Au lendemain d’une séance au tribunal administratif marquée par une série de renvois refusés par le juge, les avocats mobilisés se réunissent petit à petit dans les couloirs du rutilant tribunal judiciaire de Caen. Devant la salle d’audience, on échange conseils et arguments avant un après-midi de comparutions immédiates. Après sept semaines de grève, les dossiers s’accumulent aux greffes, mais les avocats du barreau caennais restent déterminés. C’est au pénal que les effets de l’arrêt de travail sont les plus visibles. De même pour les audiences au tribunal correctionnel, avec des affaires prévues pour être jugées en novembre 2020 là où le délai normal des renvois se situe autour d’un mois. Environ 80 % des dossiers de chaque audience du tribunal correctionnel et de la chambre des appels correctionnels ont été renvoyés, soit plus de 700 affaires, auxquelles il faut aussi ajouter les comparutions immédiates, quasiment toutes reportées.
Cage de verre
Dans la cité de Guillaume le Conquérant, les défenses massives de prévenus se multiplient. Une stratégie de grève du zèle : des plaidoiries à rallonge s'instaurent, lors desquelles les avocats venus en nombre défendent un même prévenu et martèlent par la même occasion leurs revendications. Ce jour-là, dans la salle d'audience, l'homme est jugé pour conduite sans permis en état d'ivresse. Isolé dans une loge vitrée, il est exceptionnellement défendu par une quinzaine d'avocats. Pour Nathalie Rivière, cette cage de verre représente bien «la succession des réformes de la justice, qui ont entraîné une déshumanisation de la profession».

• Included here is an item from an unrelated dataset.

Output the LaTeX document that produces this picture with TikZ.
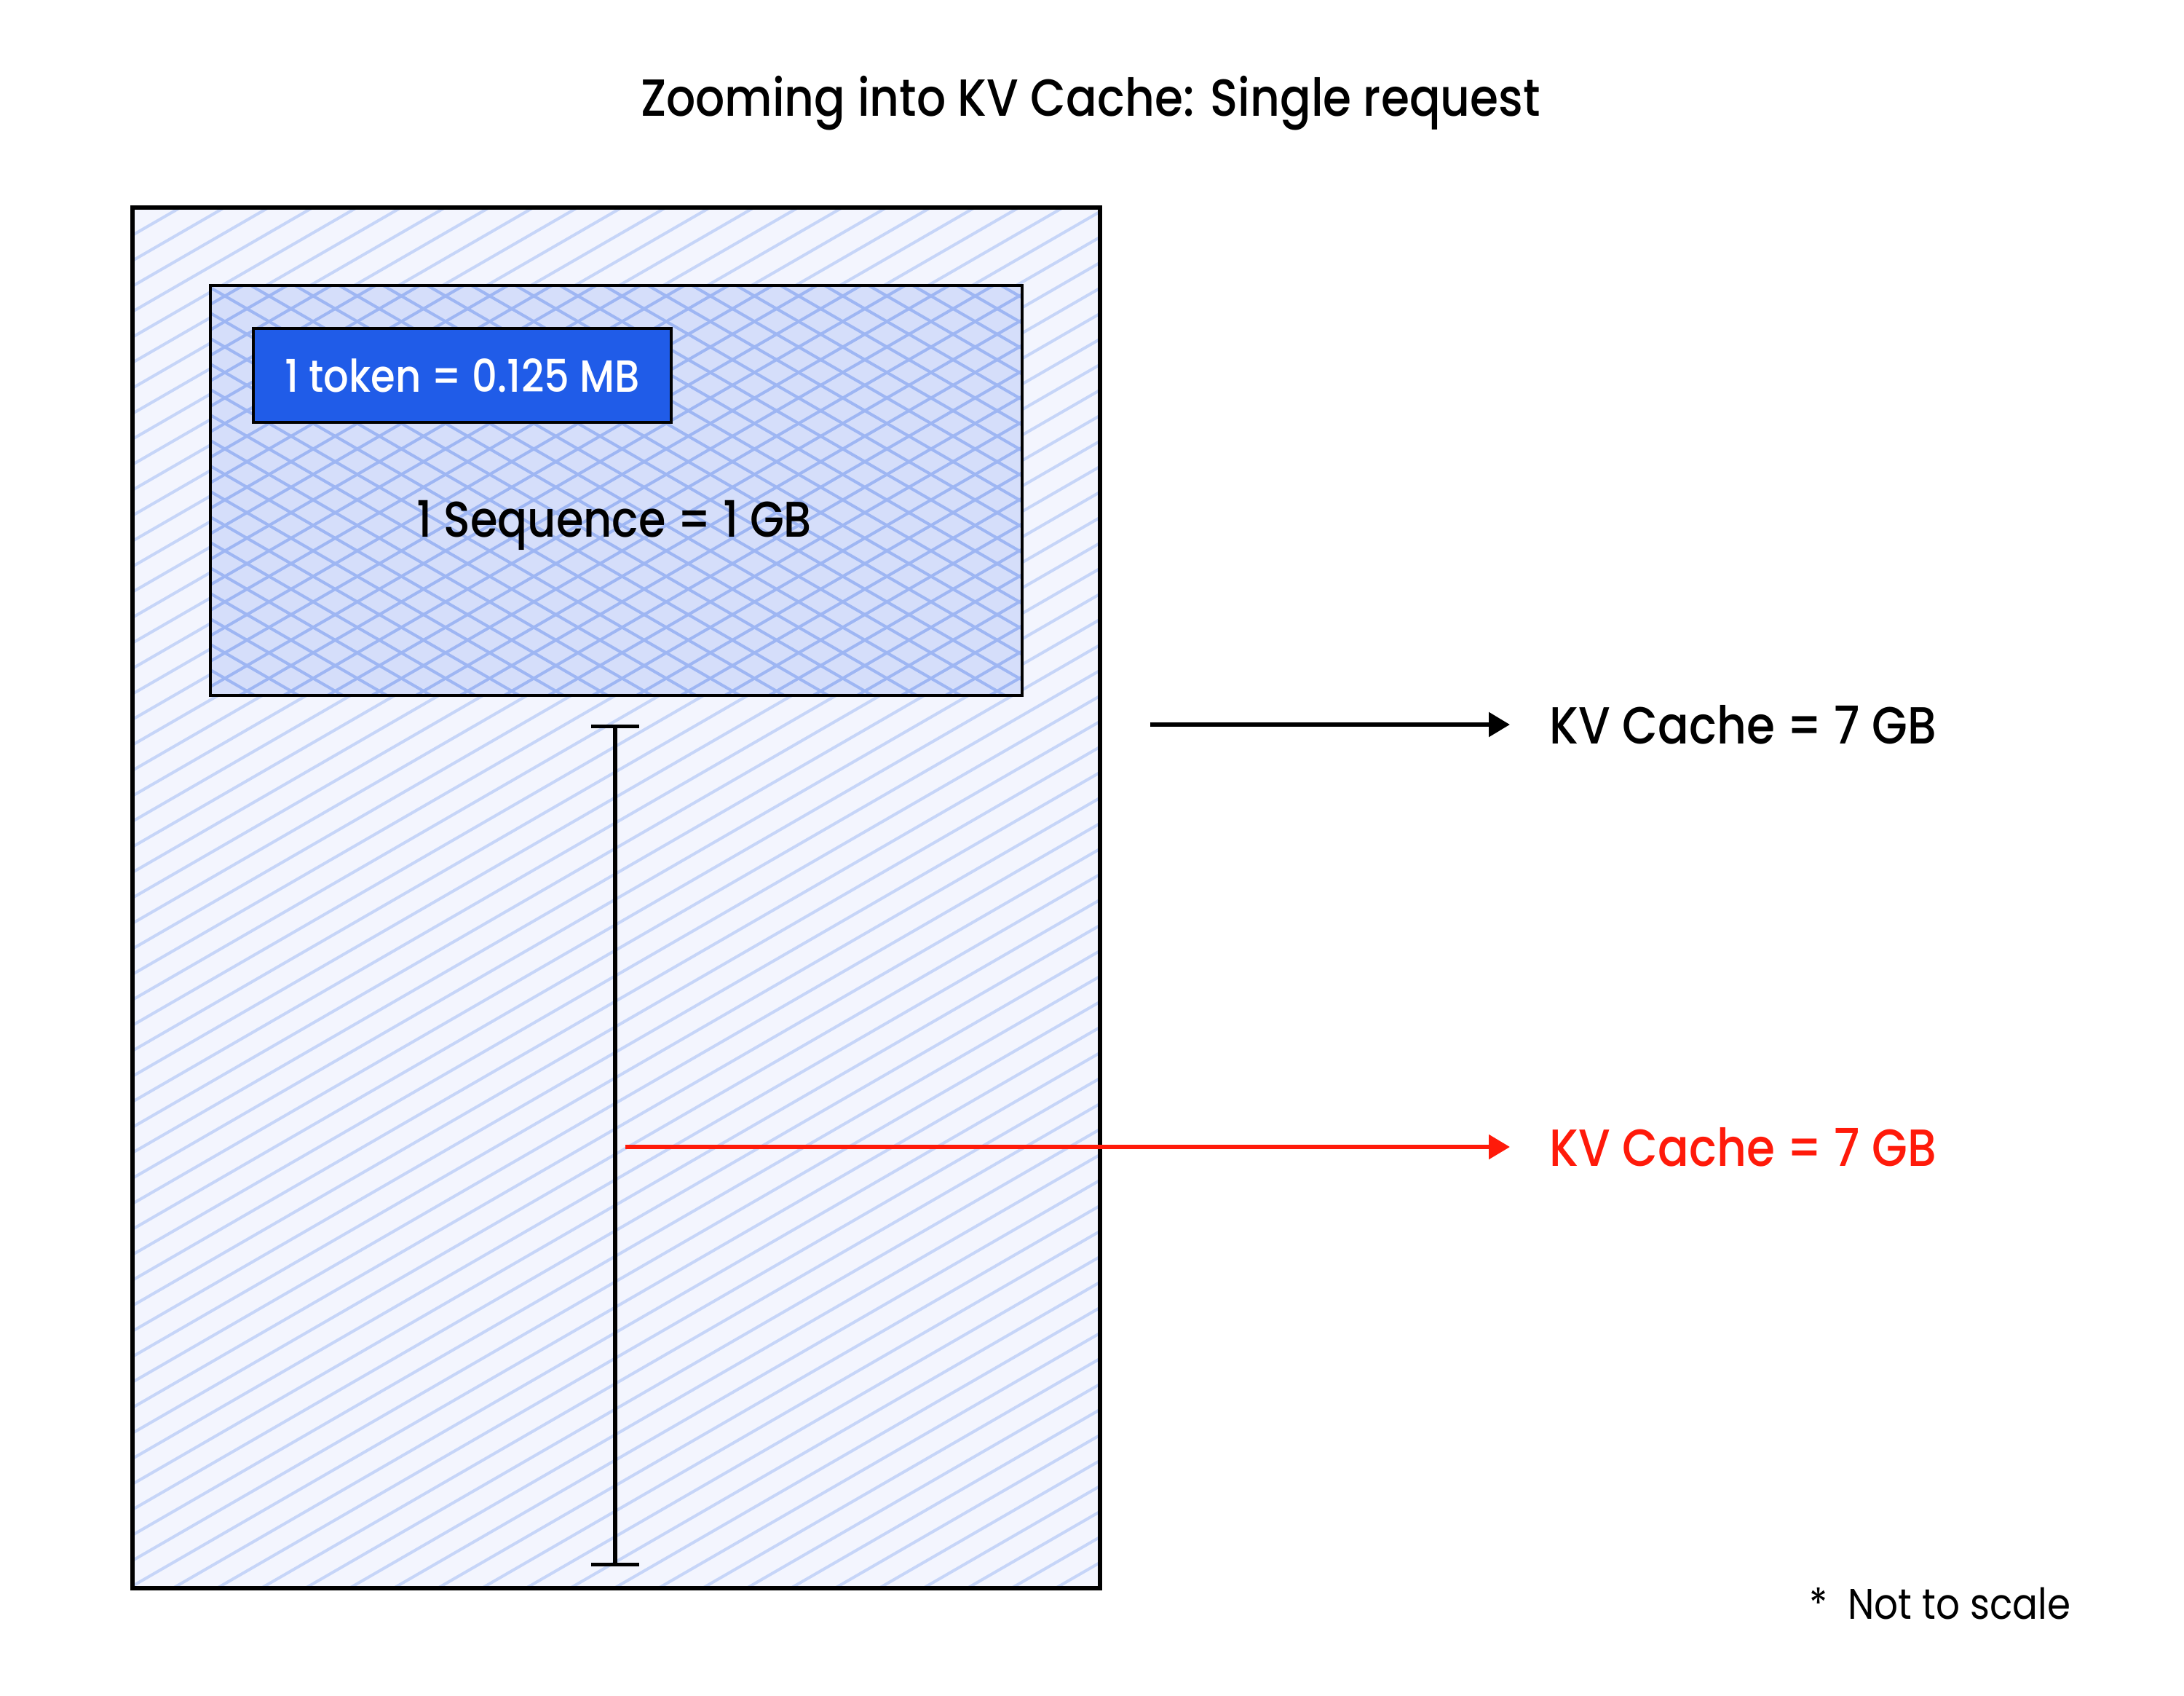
\documentclass[tikz,border=0pt]{standalone}
\usepackage{fontspec}
\setmainfont{Poppins}[FakeStretch=0.88]
\newfontfamily\medfont{Poppins Medium}[FakeStretch=0.88]
\usetikzlibrary{positioning, arrows.meta}

\definecolor{outerfill}{HTML}{F3F5FE}
\definecolor{outerline}{HTML}{C6D5F8}
\definecolor{innerfill}{HTML}{D5DEFA}
\definecolor{innerline}{HTML}{9EB6F3}
\definecolor{tokenfill}{HTML}{205CE8}
\definecolor{kvred}{HTML}{FF1A0A}

\begin{document}
\begin{tikzpicture}[
    memory/.style={rectangle, fill=outerfill, outer sep=0pt,
        minimum width=13.29cm, minimum height=18.96cm},
    sequence/.style={rectangle, fill=innerfill, outer sep=0pt,
        minimum width=11.15cm, minimum height=5.63cm},
    hatch/.style={line width=1.15pt},
    token/.style={rectangle, fill=tokenfill, draw=black, line width=0.9pt, outer sep=0pt,
        minimum width=5.74cm, minimum height=1.29cm, text=white,
        font=\medfont\fontsize{17.6}{20}\selectfont},
    title/.style={font=\medfont\fontsize{20.4}{24}\selectfont},
    seqlabel/.style={font=\medfont\fontsize{19.6}{23}\selectfont},
    kvlabel/.style={anchor=west, inner xsep=0.54cm, inner ysep=0pt,
        font=\medfont\fontsize{20.4}{24}\selectfont},
    note/.style={font=\fontsize{16.7}{20}\selectfont},
    arrow/.style={-{Triangle[length=0.29cm, width=0.33cm]}, line width=1.6pt},
    span/.style={{Bar[width=0.66cm, line width=1.5pt]}-{Bar[width=0.66cm, line width=1.5pt]}, line width=1.5pt}
]
\useasboundingbox (0,0) rectangle (30,23.28);

% Title
\node[title] (head) at (14.98, 21.86) {Zooming into KV Cache: Single request};

% Whole KV cache
\node[memory] (cache) at (8.465, 10.95) {};
\begin{scope}
    \clip (cache.south west) rectangle (cache.north east);
    \foreach \k in {0,...,77} {
        \draw[hatch, outerline] (1.82, -6.2+\k*0.35) -- ++(30:15.5);
    }
\end{scope}
\draw[line width=1.7pt] (cache.south west) rectangle (cache.north east);

% One sequence
\node[sequence] (seq) at (8.465, 16.545) {};
\begin{scope}
    \clip (seq.south west) rectangle (seq.north east);
    \foreach \k in {0,...,36} {
        \draw[hatch, innerline] (2.89, 7.2+\k*0.35) -- ++(30:13);
        \draw[hatch, innerline] (2.89, 13.73+\k*0.35) -- ++(-30:13);
    }
\end{scope}
\draw[line width=1pt] (seq.south west) rectangle (seq.north east);

\node[token] (tok) at (6.35, 18.125) {1 token = 0.125 MB};
\node[seqlabel] (seqtext) at (8.44, 16.07) {1 Sequence = 1 GB};

% Span of the cache
\coordinate (spantop) at (8.45, 13.33);
\coordinate (spanbot) at (8.45, 1.77);
\draw[span] (spantop) -- (spanbot);

% Labels with arrows
\coordinate (blackstart) at (15.80, 13.33);
\node[kvlabel] (kvtop) at (20.74, 13.33) {KV Cache = 7 GB};
\draw[arrow] (blackstart) -- (kvtop.west);

\coordinate (redstart) at (8.59, 7.53);
\node[kvlabel, text=kvred] (kvbot) at (20.74, 7.53) {KV Cache = 7 GB};
\draw[arrow, kvred] (redstart) -- (kvbot.west);

% Note
\node[note] (scale) at (26.65, 1.26) {*\ \ Not to scale};

\end{tikzpicture}
\end{document}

Elle l'assure : «On ne veut plus sentir la sueur des gens. D'où la multiplication des audiences à distance. Parfois en visioconférence avec des prévenus depuis leur cellule, ou bien comme cet homme, placé dans un box vitré. Il est bien plus facile de condamner quelqu'un à qui on ne fait pas face.» Cette défense exceptionnelle d'un prévenu est pour eux l'antithèse de ce qu'était devenu leur métier, avant la grève dure prononcée le 6 janvier. «Depuis des années, il n'y a que deux mots dans le vocabulaire des juges et de l'institution : les stocks et les statistiques, déplore Dominique Mari, avocate en droit du travail. Cela montre bien que la justice est entrée dans une logique de rendement, incompatible avec le temps nécessaire pour entendre la parole du justiciable. Certains juges vont jusqu'à nous proposer de ne pas plaider ou nous imposent des plaidoiries minutées.»
Pour les jeunes avocats qui s'investissent dans le mouvement, comme Hélène Kozaczyk, installée depuis un an dans la profession, le choix de faire grève n'est pas sans conséquence : «Depuis le début du mouvement, je ferme un peu les yeux sur ma trésorerie. On a conscience du péril dans lequel on se met. Car tant que les dossiers ne sont pas plaidés, ils ne sont pas payés.» Des discussions sont en cours à l'ordre des avocats pour mettre en place une caisse de solidarité, «à la manière des cheminots».
«Insuffisance»
A Caen, les avocats grévistes trouvent aussi du soutien chez certains magistrats qui ont récemment appelé à des rencontres avec le barreau. Pour Jean-François Villette, délégué régional du syndicat de la magistrature, «les décennies se suivent et se ressemblent. On est continuellement dans l'insuffisance de moyens. Les magistrats sont devenus les garants des objectifs chiffrés. La seule préoccupation est devenue l'économie budgétaire et cette réforme entraîne pour nous une perte d'indépendance». Marc Hédrich, conseiller à la cour d'appel de Caen et également membre du SM, abonde : «Notre tribunal judiciaire est dans un état lamentable. On en est à manquer d'exemplaires du code civil ou pénal pour les juridictions. Cela nous a étonné que la ministre choisisse Caen pour vanter les mérites de sa réforme et de ce tribunal qui va si mal.» Et le magistrat de s'inquiéter : «Beaucoup de confrères sont démobilisés dans leur travail ou font des burn-out.»